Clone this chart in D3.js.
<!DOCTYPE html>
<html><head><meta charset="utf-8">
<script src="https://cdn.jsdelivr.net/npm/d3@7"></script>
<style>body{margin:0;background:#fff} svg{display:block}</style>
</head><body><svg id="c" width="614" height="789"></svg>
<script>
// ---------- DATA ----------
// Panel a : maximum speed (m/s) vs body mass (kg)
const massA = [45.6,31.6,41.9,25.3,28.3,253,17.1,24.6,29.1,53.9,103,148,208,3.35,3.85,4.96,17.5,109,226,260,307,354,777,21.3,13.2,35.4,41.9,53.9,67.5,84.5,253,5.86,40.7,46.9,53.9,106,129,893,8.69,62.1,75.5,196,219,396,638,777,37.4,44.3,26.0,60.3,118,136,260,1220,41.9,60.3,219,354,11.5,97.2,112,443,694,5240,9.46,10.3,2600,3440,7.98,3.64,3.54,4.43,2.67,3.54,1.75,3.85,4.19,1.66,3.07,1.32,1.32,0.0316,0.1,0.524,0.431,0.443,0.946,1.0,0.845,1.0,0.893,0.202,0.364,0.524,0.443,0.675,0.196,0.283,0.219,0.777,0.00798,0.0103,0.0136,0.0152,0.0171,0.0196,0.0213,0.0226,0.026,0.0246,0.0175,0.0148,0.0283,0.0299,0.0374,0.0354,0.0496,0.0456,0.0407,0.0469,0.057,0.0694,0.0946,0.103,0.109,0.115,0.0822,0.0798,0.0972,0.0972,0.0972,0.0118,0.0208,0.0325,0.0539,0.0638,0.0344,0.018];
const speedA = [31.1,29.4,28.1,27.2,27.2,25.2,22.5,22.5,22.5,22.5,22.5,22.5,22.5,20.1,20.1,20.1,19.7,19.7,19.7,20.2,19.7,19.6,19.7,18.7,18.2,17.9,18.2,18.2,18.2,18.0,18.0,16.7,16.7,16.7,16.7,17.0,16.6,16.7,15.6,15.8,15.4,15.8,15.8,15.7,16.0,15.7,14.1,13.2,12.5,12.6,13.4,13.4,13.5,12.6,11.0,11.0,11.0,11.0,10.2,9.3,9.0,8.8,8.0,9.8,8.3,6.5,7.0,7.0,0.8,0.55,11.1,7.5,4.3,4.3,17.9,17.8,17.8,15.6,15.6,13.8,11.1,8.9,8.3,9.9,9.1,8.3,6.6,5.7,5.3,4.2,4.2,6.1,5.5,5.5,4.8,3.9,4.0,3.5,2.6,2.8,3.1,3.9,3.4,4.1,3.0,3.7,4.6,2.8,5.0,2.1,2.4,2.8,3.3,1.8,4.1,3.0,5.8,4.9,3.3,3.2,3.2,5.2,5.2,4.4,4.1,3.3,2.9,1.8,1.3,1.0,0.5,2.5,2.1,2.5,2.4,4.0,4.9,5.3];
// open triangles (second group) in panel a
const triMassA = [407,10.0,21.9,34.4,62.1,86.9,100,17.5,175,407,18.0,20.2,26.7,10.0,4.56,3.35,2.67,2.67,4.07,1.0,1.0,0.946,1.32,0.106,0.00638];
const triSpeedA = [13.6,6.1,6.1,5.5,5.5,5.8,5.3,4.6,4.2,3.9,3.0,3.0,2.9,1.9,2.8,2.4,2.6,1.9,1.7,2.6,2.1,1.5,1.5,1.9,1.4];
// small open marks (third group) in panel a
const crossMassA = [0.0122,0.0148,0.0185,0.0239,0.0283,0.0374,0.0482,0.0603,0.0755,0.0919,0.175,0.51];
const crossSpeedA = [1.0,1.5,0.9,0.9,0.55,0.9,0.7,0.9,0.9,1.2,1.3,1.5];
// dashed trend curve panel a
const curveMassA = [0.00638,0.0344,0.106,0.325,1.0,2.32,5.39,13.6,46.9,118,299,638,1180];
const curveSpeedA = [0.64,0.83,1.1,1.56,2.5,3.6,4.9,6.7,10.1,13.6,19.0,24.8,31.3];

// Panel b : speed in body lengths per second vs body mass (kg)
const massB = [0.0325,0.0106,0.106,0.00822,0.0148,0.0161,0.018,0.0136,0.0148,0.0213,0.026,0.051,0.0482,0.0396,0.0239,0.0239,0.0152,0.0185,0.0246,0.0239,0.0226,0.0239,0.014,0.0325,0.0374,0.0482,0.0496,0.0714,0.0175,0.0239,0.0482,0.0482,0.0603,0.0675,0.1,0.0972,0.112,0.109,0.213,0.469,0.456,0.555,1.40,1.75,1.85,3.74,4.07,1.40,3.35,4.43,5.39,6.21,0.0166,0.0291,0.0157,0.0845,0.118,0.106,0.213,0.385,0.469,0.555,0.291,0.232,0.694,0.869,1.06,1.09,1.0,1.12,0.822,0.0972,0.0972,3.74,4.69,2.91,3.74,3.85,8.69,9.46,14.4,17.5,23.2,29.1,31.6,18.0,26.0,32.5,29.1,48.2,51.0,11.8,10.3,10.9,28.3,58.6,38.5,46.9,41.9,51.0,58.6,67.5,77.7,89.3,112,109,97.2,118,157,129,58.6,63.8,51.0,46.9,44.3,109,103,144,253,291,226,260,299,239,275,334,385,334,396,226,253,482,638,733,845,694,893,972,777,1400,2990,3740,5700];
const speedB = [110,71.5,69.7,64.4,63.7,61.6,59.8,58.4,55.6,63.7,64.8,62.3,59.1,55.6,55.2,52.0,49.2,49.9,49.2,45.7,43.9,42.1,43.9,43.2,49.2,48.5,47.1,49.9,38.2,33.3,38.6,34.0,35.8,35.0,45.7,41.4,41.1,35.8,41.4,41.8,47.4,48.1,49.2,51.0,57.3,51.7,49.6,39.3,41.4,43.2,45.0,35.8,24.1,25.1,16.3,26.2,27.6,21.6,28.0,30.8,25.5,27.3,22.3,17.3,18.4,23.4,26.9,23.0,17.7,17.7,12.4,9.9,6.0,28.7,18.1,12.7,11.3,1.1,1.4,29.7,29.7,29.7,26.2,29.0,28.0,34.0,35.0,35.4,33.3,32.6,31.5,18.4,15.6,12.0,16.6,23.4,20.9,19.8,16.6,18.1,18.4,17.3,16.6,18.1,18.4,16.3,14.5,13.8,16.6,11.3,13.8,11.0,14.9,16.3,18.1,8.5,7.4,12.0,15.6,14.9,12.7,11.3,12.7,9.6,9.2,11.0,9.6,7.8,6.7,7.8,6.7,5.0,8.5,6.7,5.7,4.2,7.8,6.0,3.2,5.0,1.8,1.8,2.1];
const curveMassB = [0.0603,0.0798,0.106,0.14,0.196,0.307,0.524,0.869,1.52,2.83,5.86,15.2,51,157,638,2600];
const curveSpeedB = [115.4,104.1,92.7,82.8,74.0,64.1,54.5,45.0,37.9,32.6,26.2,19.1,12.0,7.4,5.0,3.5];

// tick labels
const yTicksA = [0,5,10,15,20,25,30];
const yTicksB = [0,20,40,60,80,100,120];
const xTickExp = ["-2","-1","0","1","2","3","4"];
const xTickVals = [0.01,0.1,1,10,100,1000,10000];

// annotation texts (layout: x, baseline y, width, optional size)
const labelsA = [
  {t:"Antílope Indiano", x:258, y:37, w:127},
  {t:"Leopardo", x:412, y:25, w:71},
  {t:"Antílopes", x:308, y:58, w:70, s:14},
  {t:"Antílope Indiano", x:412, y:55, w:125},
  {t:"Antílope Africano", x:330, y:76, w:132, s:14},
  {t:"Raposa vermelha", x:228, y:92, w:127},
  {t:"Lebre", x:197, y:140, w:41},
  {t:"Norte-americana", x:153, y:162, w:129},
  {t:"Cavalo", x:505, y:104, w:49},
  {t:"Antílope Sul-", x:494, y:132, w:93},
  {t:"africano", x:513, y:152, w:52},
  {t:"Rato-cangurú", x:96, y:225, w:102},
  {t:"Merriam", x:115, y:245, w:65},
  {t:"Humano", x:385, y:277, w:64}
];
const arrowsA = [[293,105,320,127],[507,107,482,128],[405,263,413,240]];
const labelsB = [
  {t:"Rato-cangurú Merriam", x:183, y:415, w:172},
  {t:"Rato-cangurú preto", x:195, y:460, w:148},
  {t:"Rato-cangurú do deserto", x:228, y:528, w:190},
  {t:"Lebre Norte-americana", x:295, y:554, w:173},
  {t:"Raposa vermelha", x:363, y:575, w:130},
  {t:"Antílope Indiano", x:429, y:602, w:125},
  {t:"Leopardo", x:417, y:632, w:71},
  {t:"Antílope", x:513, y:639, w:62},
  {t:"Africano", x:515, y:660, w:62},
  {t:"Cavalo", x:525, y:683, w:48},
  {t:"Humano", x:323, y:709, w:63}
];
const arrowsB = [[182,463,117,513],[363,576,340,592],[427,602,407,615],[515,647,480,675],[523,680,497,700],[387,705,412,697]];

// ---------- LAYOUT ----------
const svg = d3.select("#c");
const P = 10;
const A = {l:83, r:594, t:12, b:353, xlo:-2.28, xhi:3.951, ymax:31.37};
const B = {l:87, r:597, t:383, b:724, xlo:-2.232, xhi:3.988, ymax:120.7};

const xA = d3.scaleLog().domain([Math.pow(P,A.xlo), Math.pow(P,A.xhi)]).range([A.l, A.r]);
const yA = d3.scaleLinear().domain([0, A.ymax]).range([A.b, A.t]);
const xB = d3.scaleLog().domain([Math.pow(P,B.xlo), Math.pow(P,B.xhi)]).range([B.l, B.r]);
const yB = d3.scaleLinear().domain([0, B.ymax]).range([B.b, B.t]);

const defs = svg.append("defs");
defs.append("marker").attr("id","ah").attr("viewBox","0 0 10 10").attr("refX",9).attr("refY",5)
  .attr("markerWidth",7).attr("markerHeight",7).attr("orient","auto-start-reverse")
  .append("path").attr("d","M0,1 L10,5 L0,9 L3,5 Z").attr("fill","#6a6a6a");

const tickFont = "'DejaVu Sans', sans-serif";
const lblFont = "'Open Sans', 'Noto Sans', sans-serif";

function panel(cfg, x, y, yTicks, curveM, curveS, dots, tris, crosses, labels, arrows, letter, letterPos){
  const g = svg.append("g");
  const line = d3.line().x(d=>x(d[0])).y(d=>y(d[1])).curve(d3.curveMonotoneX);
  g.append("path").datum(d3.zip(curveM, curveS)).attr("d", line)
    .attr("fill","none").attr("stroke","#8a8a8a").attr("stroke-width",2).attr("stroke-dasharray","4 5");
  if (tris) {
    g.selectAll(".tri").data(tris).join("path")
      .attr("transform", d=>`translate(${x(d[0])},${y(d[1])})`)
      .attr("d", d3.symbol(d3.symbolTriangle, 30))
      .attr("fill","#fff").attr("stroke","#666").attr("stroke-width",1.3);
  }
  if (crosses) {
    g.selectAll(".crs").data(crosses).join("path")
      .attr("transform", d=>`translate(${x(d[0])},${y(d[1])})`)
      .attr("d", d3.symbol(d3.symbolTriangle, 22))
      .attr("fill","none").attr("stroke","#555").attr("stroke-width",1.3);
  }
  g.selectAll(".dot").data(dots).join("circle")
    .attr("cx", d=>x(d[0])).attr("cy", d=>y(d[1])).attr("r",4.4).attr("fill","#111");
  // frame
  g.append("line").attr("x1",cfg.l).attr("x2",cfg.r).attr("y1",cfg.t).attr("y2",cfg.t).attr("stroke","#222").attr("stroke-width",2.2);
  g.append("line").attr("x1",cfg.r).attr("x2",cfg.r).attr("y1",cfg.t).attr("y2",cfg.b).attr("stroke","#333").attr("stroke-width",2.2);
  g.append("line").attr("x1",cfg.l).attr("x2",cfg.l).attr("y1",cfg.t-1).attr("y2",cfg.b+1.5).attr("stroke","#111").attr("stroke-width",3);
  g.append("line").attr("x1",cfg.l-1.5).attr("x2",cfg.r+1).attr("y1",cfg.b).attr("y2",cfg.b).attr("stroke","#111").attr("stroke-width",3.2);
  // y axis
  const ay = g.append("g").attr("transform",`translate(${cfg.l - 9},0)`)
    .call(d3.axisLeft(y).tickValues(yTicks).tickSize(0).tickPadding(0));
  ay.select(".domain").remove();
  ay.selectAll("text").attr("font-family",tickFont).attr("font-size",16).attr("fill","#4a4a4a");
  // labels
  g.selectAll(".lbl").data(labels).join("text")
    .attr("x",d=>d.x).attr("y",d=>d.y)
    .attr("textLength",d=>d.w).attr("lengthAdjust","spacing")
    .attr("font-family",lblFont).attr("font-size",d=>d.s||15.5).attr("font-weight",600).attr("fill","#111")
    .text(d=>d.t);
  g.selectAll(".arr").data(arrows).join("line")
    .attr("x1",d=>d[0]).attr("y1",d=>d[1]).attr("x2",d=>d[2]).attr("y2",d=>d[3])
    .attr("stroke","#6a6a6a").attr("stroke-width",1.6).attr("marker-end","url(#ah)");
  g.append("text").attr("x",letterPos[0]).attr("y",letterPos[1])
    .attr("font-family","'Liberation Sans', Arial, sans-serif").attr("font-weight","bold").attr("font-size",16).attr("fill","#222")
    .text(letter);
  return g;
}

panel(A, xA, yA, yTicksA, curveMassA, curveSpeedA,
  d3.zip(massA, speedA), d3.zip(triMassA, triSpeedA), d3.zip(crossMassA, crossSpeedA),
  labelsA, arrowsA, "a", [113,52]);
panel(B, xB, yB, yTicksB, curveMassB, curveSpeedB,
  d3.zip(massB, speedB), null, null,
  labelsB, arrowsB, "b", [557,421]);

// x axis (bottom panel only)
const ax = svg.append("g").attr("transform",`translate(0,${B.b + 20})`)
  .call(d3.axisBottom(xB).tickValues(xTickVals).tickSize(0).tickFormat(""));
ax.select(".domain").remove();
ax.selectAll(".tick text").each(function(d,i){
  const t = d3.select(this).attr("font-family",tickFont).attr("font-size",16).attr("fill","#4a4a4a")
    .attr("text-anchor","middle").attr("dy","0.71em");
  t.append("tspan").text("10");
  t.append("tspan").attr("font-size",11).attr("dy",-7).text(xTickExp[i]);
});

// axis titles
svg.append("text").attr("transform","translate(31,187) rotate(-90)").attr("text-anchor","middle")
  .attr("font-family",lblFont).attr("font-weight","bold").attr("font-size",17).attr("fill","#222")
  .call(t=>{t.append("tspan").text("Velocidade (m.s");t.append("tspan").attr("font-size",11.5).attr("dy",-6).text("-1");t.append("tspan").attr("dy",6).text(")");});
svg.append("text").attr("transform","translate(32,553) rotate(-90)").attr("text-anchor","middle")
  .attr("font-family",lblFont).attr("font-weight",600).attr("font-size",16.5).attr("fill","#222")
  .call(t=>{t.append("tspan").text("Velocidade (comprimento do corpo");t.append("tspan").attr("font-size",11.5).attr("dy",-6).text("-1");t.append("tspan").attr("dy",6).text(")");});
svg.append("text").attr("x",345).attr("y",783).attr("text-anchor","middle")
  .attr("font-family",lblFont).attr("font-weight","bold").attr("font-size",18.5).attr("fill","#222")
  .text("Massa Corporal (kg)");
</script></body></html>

########

Short exercise =
From the data above, copy each line that holds "this".

Written answer =
Clone this chart in D3.js.
  const t = d3.select(this).attr("font-family",tickFont).attr("font-size",16).attr("fill","#4a4a4a")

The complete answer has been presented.